The Last Dance by Ed McBain
This may be as inconsequential 87th Precinct novel as I’ve ever read, and I’ve read nearly all of them. Nothing changes for any of the regulars, no character development that amounts to anything, a very dull mystery, stretched out by a clunky mishearing, no exciting action. But maybe this makes it worth some thought, in that all we have left is the essence of what makes McBain worth reading.
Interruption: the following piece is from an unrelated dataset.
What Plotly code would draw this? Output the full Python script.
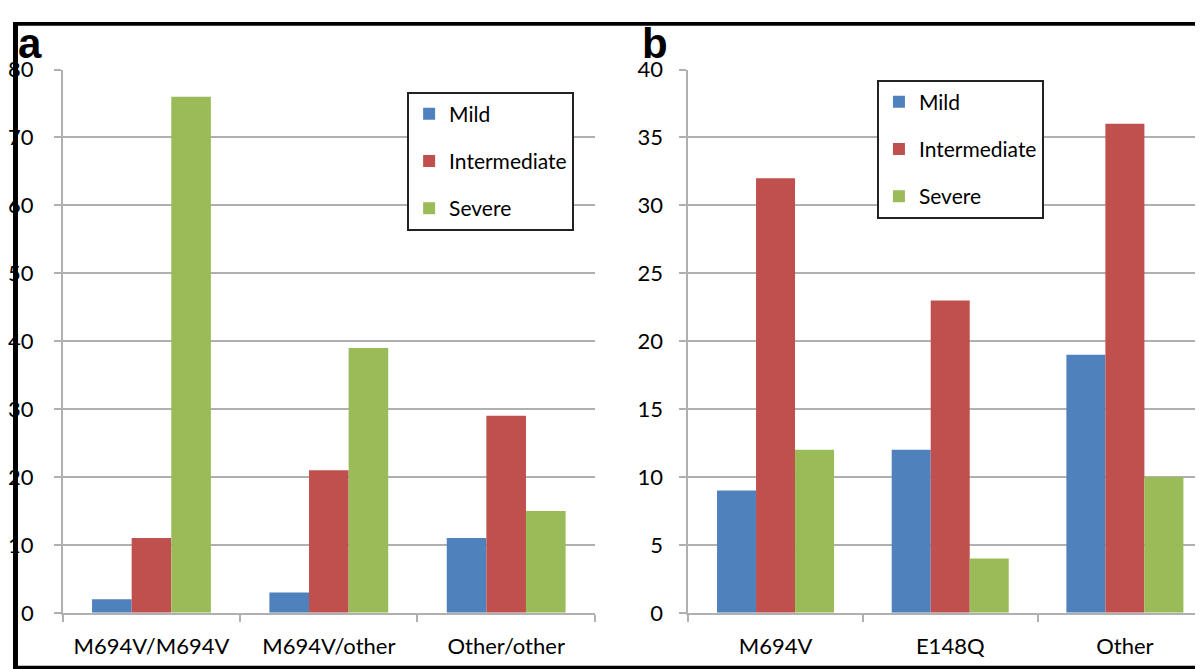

I think there are three elements to this. One is the characters. Nothng happens to them here, but they are very present, and while Carella remains the central figure, as he was in the dozens of preceding books, the most interesting is probably the vastly less likeable fellow detective Fat Ollie Weeks. Carella is perhaps too simply nice and good, a perfectly fine centre but not terribly rich, while Weeks is a nasty piece of work, but his racism and sexism and general misanthropy are drawn with real care and honesty, and this makes him an unusual and compelling hero, and he is given a good role in this one.
Then there is his prose. He’s no Updike by any means, but he is a tight and skilled writer, particularly strong on atmosphere – I can’t think of a better writer of weather, for instance, but he also evokes his city, a barely variant New York, the sometimes subtle distinctions between areas and moods, very well indeed.
But maybe what keeps even an unremarkable 87th Precinct novel compellingly readable most of all is his dialogue. The form that he virtually defines in these novels is the police procedural, and central to that is the interview, the detectives interrogating witnesses and suspects, and he manages that with enormous strength, catching different voices and styles with conviction and flair, making every page of these dialogues utterly gripping. That last word, gripping, is the sort of thing that people say about genre work rather than in higher literary criticism, but it’s not such an easy thing to do, and not to be disdained. McBain can carry you through a novel with little in it with these qualities, and maybe as trivial a work as this serves to emphasise what a terrific writer he is.